At a Russian General Staff briefing, broadcast on August 30 by the Ministry of Defense, a map was displayed depicting Ukraine as a landlocked country with no access to the Black Sea. The map excluded the Donbas republics, Zaporizhzhia, Kherson, as well as Odesa and Mykolaiv regions from Ukraine’s territory.
Behind General Staff Chief Valery Gerasimov, a map showed Ukraine’s borders altered to exclude the country’s southern coastal regions. This imagery presented Ukraine as entirely deprived of maritime access, a scenario long speculated as part of potential settlement options.
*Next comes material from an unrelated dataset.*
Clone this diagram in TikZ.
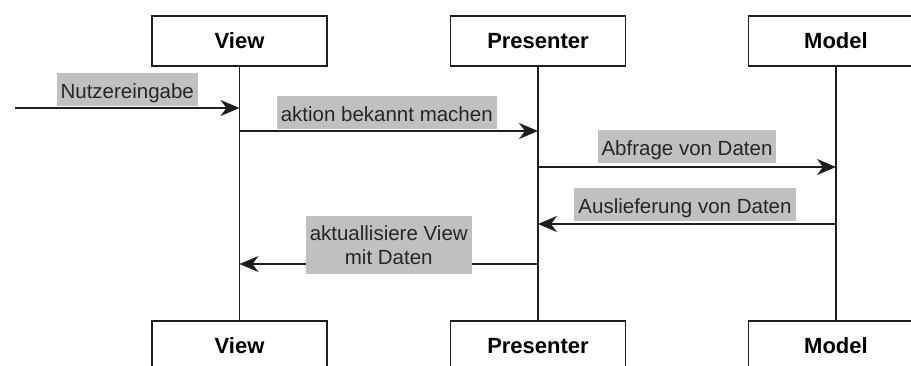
\documentclass[tikz,border=0pt]{standalone}
\usepackage{fontspec}
\setmainfont{Liberation Sans}
\usetikzlibrary{arrows.meta}
\definecolor{lblgray}{HTML}{C0C0C0}
\definecolor{txtgray}{HTML}{262626}
\definecolor{linecol}{HTML}{1E1E1E}
\begin{document}
\begin{tikzpicture}[x=1pt,y=-1pt,
  objbox/.style={draw=linecol, line width=1.5pt, fill=white, minimum width=175pt, minimum height=50pt, inner sep=0pt, font=\fontsize{22}{26}\selectfont\bfseries},
  lifeline/.style={line width=1.5pt, draw=linecol},
  msg/.style={line width=1.5pt, draw=linecol, -{Stealth[length=19pt,width=16pt,inset=6pt]}},
  lbl/.style={fill=lblgray, text=txtgray, inner xsep=4pt, inner ysep=4pt, text height=21pt, text depth=4pt, font=\fontsize{20.5}{24}\selectfont},
  lbltwo/.style={fill=lblgray, text=txtgray, inner xsep=4pt, inner ysep=9.5pt, align=center, font=\fontsize{20.5}{24}\selectfont}
]
\useasboundingbox (0,0) rectangle (911,365);
\clip (0,0) rectangle (911,365);
\fill[white] (0,0) rectangle (911,365);

\node[objbox] (viewT) at (239.5,41) {View};
\node[objbox] (presT) at (538,41) {Presenter};
\node[objbox] (modT)  at (836,41) {Model};
\node[objbox] (viewB) at (239.5,346) {View};
\node[objbox] (presB) at (538,346) {Presenter};
\node[objbox] (modB)  at (836,346) {Model};

\draw[lifeline] (viewT.south) -- (viewB.north);
\draw[lifeline] (presT.south) -- (presB.north);
\draw[lifeline] (modT.south) -- (modB.north);

\coordinate (start) at (15,108);
\coordinate (v1) at (viewT.south |- 0,108);
\coordinate (v2) at (viewT.south |- 0,131);
\coordinate (p2) at (presT.south |- 0,131);
\coordinate (p3) at (presT.south |- 0,167);
\coordinate (m3) at (modT.south |- 0,167);
\coordinate (m4) at (modT.south |- 0,224);
\coordinate (p4) at (presT.south |- 0,224);
\coordinate (p5) at (presT.south |- 0,264);
\coordinate (v5) at (viewT.south |- 0,264);

\draw[msg] (start) -- (v1) node[lbl, midway, above=1pt] (l1) {Nutzereingabe};
\draw[msg] (v2) -- (p2) node[lbl, midway, above=1pt, xshift=-2pt] (l2) {aktion bekannt machen};
\draw[msg] (p3) -- (m3) node[lbl, midway, above=3pt] (l3) {Abfrage von Daten};
\draw[msg] (m4) -- (p4) node[lbl, midway, above=2pt, xshift=-2pt] (l4) {Auslieferung von Daten};
\draw[msg] (p5) -- (v5) node[lbltwo, midway, yshift=19pt] (l5) {aktuallisiere View\\mit Daten};
\end{tikzpicture}
\end{document}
Earlier in August, The New York Times, citing analysts, reported that Ukraine might agree to withdraw its forces from Donbas in exchange for security guarantees supported by the United States. According to the paper, President Volodymyr Zelensky faces a critical choice: either concede territory or risk straining ties with U.S. President Donald Trump.
“This poisoned pill Ukraine will have to swallow, and then we will see how it digests it,” said former Ukrainian Foreign Minister Vadym Prystaiko.
Former EU adviser in Kyiv Balazs Jarabik also suggested that Ukraine could be forced to accept territorial losses in return for peace and Western-backed security guarantees.
On August 19, President Donald Trump declared that Ukraine would receive “a lot of land” as part of a settlement. However, he stressed that Kyiv’s accession to NATO and the return of Crimea were “impossible.” Trump added that he has always viewed Ukraine as a buffer state between Russia and Europe, though he did not specify which territories he envisioned for Ukraine.
Russian Foreign Minister Sergey Lavrov emphasized that Moscow never sought to “simply seize territories” in Crimea or Donbas. According to Lavrov, Russia’s goal was to protect Russian communities historically settled in these regions—people who had built cities, ports, factories, and sacrificed their lives there.